Police-translations – multilingualism and the everyday production of cultural difference

 

The recent increase in the numbers of refugees and asylum seekers has made it obvious that Europe is changing rapidly, accelerating its ongoing but highly contested transformation into linguistically and ethnically more heterogeneous societies. The police are arguably one of the most crucial – and most discussed – state organisations that interact with an increasingly diverse clientele often labelled simply ‘migrants’. German media and the public look mainly at encounters between police officers and migrants occasioned by extraordinary events; emphasising cultural differences as an explanatory concept for the way interactions unfold. When looking at these encounters as everyday, often mundane interactions, however, it becomes apparent that the crucial underlying condition is first and foremost a difference in language. German police officers interact with migrants who do not speak, or only barely speak German, and thus German police officers increasingly work in a context of multilingualism.
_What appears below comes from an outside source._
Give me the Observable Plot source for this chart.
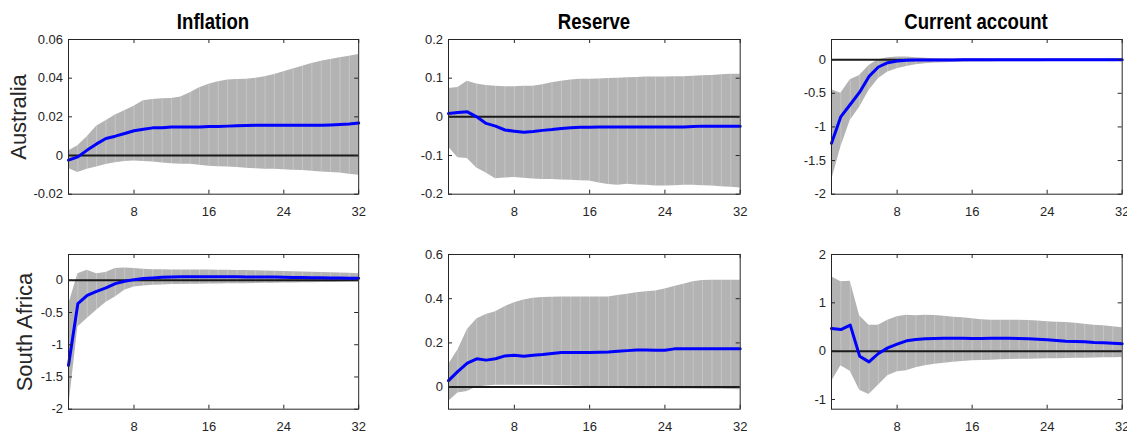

Indeed, they are supposed to engage in discretionary decision-making while not being able to understand their counterparts. Migrants, in turn, need to improvise linguistically, handle new notions and defend their insecure (legal) status in these interactions. The project studies how police officers and migrants translate between different languages and, beyond that, between different normative ideas in everyday interactions. By the act of translation, actors verbalise, negotiate, validate and question such ideas and beliefs. The perception of cultural difference is not a condition of the interaction but a potential, dynamic outcome of it.